I am about seven years old. It is a weekday. I wake up. I hear sounds from the sitting room adjacent to my room. It is unusual to hear so much noise in the two-storey house we live in. The lights are lit in the four-sided room I share with my siblings; Tayo and Tunji. Something is not right, I wonder.

I get down from the lower bed of the bunk I sleep in. I do not sleep above as my brother would sip some strange fluids in the night if I do. I walk to the door. I see Demola’s aunt, our next door neighbor by the parabolic dining table close to the exit,  I see Deborah’s father who stays on the block opposite ours say something to a man I cannot recognize. ‘O ti ji’ (You have woken up), I hear my mum say as she walks over to me. She holds me by the shoulder and pulls me close to her. Her soothing touch gives my wandering mind some relief. She doesn’t tell me what the problem is, why the neighbours are in the house when the open windows tell me it is dark outside. 

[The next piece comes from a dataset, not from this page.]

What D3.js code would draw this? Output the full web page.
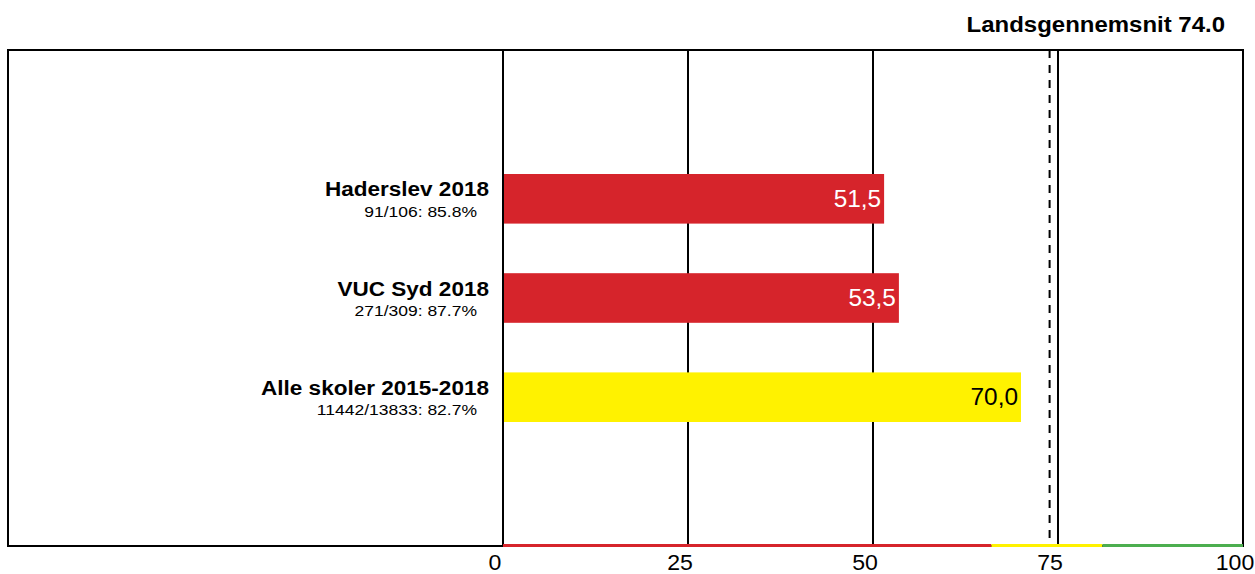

I hear comments that reveal a robbery has taken place. ‘Can it be here?’ I ask myself. I see my dad walk towards the door. He does not look at my direction. 'E je kin de odo awon olopa' (let me go to the Police), I hear him say to the people close to the door. He does not come back till the morning sun had risen, the time I would hear the unpleasant news. His light-green Peugeot 504 saloon car has been stolen. I don’t know how he found out it was missing or who told him. I would hear a story later that it was first pushed away from the sandy park he parked it the night before by some miscreants to a road about a quarter of a kilometer away from any suspecting eyes that might have looked at their direction due to the blaring sound the ignition would make at that hour. 

I would also hear another story that pointed to a fellow who helped him buy the car about two weeks before. I would still go to school this day (that’s how I know it was a weekday) and stay in daddy’s arms in the evening.

'I made a report to the police and I have hopes they will recover it', he tells me. It was never recovered.